Quote the listing in full, exactly as given, minus any pictures.

Provided data:
++++++++
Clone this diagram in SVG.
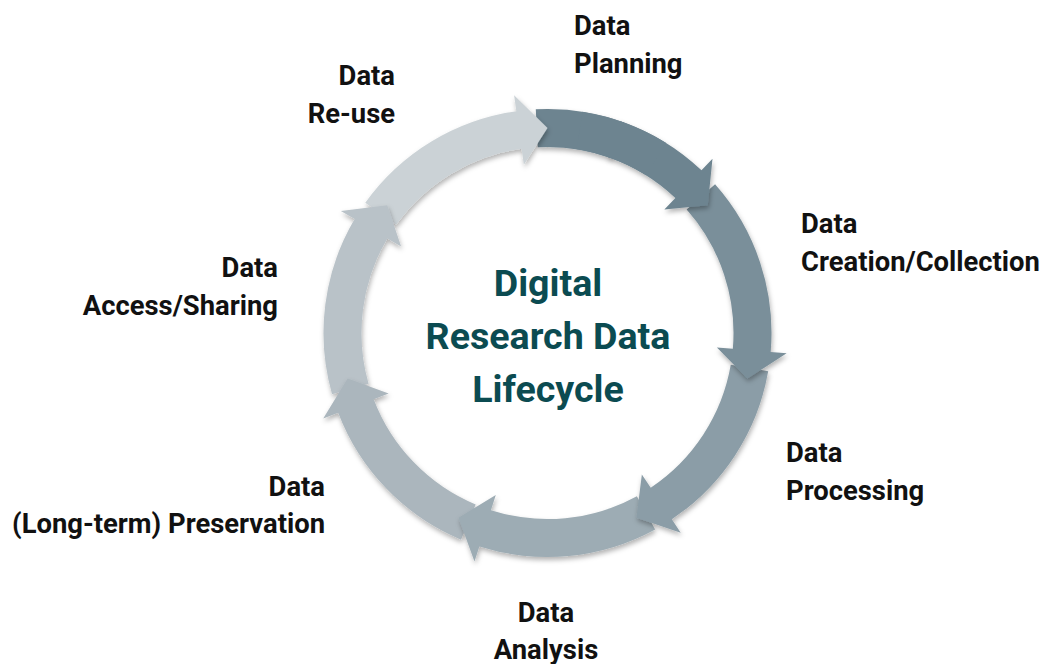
<svg xmlns="http://www.w3.org/2000/svg" xmlns:xlink="http://www.w3.org/1999/xlink" width="1044" height="664" viewBox="0 0 1044 664">
<style>
.lbl{font-family:Roboto,"Liberation Sans",Arial,sans-serif;font-weight:700;font-size:27.4px;fill:#111111}
.ttl{font-family:Roboto,"Liberation Sans",Arial,sans-serif;font-weight:700;font-size:37.6px;fill:#0b4b51;text-anchor:middle}
.st{text-anchor:start}.en{text-anchor:end}.mi{text-anchor:middle}
</style>
<defs>
<filter id="sh" x="-20%" y="-20%" width="140%" height="140%">
<feDropShadow dx="1" dy="3" stdDeviation="2.5" flood-color="#000" flood-opacity="0.3"/>
</filter>
<path id="arrow" d="M 535.777 109.307 A 224 224 0 0 1 701.489 170.325 L 712.488 158.705 L 707.775 205.185 L 664.367 209.541 L 675.366 197.921 A 186 186 0 0 0 537.766 147.255 Z"/>
<path id="pieceA" d="M 535.777 109.307 A 224 224 0 0 1 624.112 122.509 L 611.116 158.217 A 186 186 0 0 0 537.766 147.255 Z"/>
<path id="pieceB" d="M 620.427 121.204 A 224 224 0 0 1 701.489 170.325 L 712.488 158.705 L 707.775 205.185 L 664.367 209.541 L 675.366 197.921 A 186 186 0 0 0 608.056 157.133 Z"/>
</defs>
<rect width="1044" height="664" fill="#ffffff"/>
<g id="connectors">
<g filter="url(#sh)"><use xlink:href="#pieceA" fill="#6d8490"/></g>
<g filter="url(#sh)"><use xlink:href="#arrow" fill="#cbd2d6" transform="rotate(308.5714 547.5 333)"/></g>
<g filter="url(#sh)"><use xlink:href="#arrow" fill="#b9c2c8" transform="rotate(257.1429 547.5 333)"/></g>
<g filter="url(#sh)"><use xlink:href="#arrow" fill="#abb6bd" transform="rotate(205.7143 547.5 333)"/></g>
<g filter="url(#sh)"><use xlink:href="#arrow" fill="#9dacb4" transform="rotate(154.2857 547.5 333)"/></g>
<g filter="url(#sh)"><use xlink:href="#arrow" fill="#8b9da7" transform="rotate(102.8571 547.5 333)"/></g>
<g filter="url(#sh)"><use xlink:href="#arrow" fill="#7a8f9a" transform="rotate(51.4286 547.5 333)"/></g>
<g filter="url(#sh)"><use xlink:href="#pieceB" fill="#6d8490"/></g>
<use xlink:href="#pieceA" fill="#6d8490" transform="rotate(12 547.5 333)"/>
</g>
<g id="title">
<text class="ttl" x="548" y="296">Digital</text>
<text class="ttl" x="548" y="349">Research Data</text>
<text class="ttl" x="548" y="402">Lifecycle</text>
</g>
<g id="planning"><text class="lbl st" x="574" y="35">Data</text><text class="lbl st" x="574" y="73">Planning</text></g>
<g id="creation"><text class="lbl st" x="801" y="233">Data</text><text class="lbl st" x="801" y="271">Creation/Collection</text></g>
<g id="processing"><text class="lbl st" x="786" y="462">Data</text><text class="lbl st" x="786" y="500">Processing</text></g>
<g id="analysis"><text class="lbl mi" x="546" y="622">Data</text><text class="lbl mi" x="546" y="659">Analysis</text></g>
<g id="preservation"><text class="lbl en" x="325" y="496">Data</text><text class="lbl en" x="325" y="533">(Long-term) Preservation</text></g>
<g id="access"><text class="lbl en" x="278" y="277">Data</text><text class="lbl en" x="278" y="315">Access/Sharing</text></g>
<g id="reuse"><text class="lbl en" x="395" y="85">Data</text><text class="lbl en" x="395" y="123">Re-use</text></g>
</svg>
++++++++
Solution to this problem:
Clone this diagram in SVG.
<svg xmlns="http://www.w3.org/2000/svg" xmlns:xlink="http://www.w3.org/1999/xlink" width="1044" height="664" viewBox="0 0 1044 664">
<style>
.lbl{font-family:Roboto,"Liberation Sans",Arial,sans-serif;font-weight:700;font-size:27.4px;fill:#111111}
.ttl{font-family:Roboto,"Liberation Sans",Arial,sans-serif;font-weight:700;font-size:37.6px;fill:#0b4b51;text-anchor:middle}
.st{text-anchor:start}.en{text-anchor:end}.mi{text-anchor:middle}
</style>
<defs>
<filter id="sh" x="-20%" y="-20%" width="140%" height="140%">
<feDropShadow dx="1" dy="3" stdDeviation="2.5" flood-color="#000" flood-opacity="0.3"/>
</filter>
<path id="arrow" d="M 535.777 109.307 A 224 224 0 0 1 701.489 170.325 L 712.488 158.705 L 707.775 205.185 L 664.367 209.541 L 675.366 197.921 A 186 186 0 0 0 537.766 147.255 Z"/>
<path id="pieceA" d="M 535.777 109.307 A 224 224 0 0 1 624.112 122.509 L 611.116 158.217 A 186 186 0 0 0 537.766 147.255 Z"/>
<path id="pieceB" d="M 620.427 121.204 A 224 224 0 0 1 701.489 170.325 L 712.488 158.705 L 707.775 205.185 L 664.367 209.541 L 675.366 197.921 A 186 186 0 0 0 608.056 157.133 Z"/>
</defs>
<rect width="1044" height="664" fill="#ffffff"/>
<g id="connectors">
<g filter="url(#sh)"><use xlink:href="#pieceA" fill="#6d8490"/></g>
<g filter="url(#sh)"><use xlink:href="#arrow" fill="#cbd2d6" transform="rotate(308.5714 547.5 333)"/></g>
<g filter="url(#sh)"><use xlink:href="#arrow" fill="#b9c2c8" transform="rotate(257.1429 547.5 333)"/></g>
<g filter="url(#sh)"><use xlink:href="#arrow" fill="#abb6bd" transform="rotate(205.7143 547.5 333)"/></g>
<g filter="url(#sh)"><use xlink:href="#arrow" fill="#9dacb4" transform="rotate(154.2857 547.5 333)"/></g>
<g filter="url(#sh)"><use xlink:href="#arrow" fill="#8b9da7" transform="rotate(102.8571 547.5 333)"/></g>
<g filter="url(#sh)"><use xlink:href="#arrow" fill="#7a8f9a" transform="rotate(51.4286 547.5 333)"/></g>
<g filter="url(#sh)"><use xlink:href="#pieceB" fill="#6d8490"/></g>
<use xlink:href="#pieceA" fill="#6d8490" transform="rotate(12 547.5 333)"/>
</g>
<g id="title">
<text class="ttl" x="548" y="296">Digital</text>
<text class="ttl" x="548" y="349">Research Data</text>
<text class="ttl" x="548" y="402">Lifecycle</text>
</g>
<g id="planning"><text class="lbl st" x="574" y="35">Data</text><text class="lbl st" x="574" y="73">Planning</text></g>
<g id="creation"><text class="lbl st" x="801" y="233">Data</text><text class="lbl st" x="801" y="271">Creation/Collection</text></g>
<g id="processing"><text class="lbl st" x="786" y="462">Data</text><text class="lbl st" x="786" y="500">Processing</text></g>
<g id="analysis"><text class="lbl mi" x="546" y="622">Data</text><text class="lbl mi" x="546" y="659">Analysis</text></g>
<g id="preservation"><text class="lbl en" x="325" y="496">Data</text><text class="lbl en" x="325" y="533">(Long-term) Preservation</text></g>
<g id="access"><text class="lbl en" x="278" y="277">Data</text><text class="lbl en" x="278" y="315">Access/Sharing</text></g>
<g id="reuse"><text class="lbl en" x="395" y="85">Data</text><text class="lbl en" x="395" y="123">Re-use</text></g>
</svg>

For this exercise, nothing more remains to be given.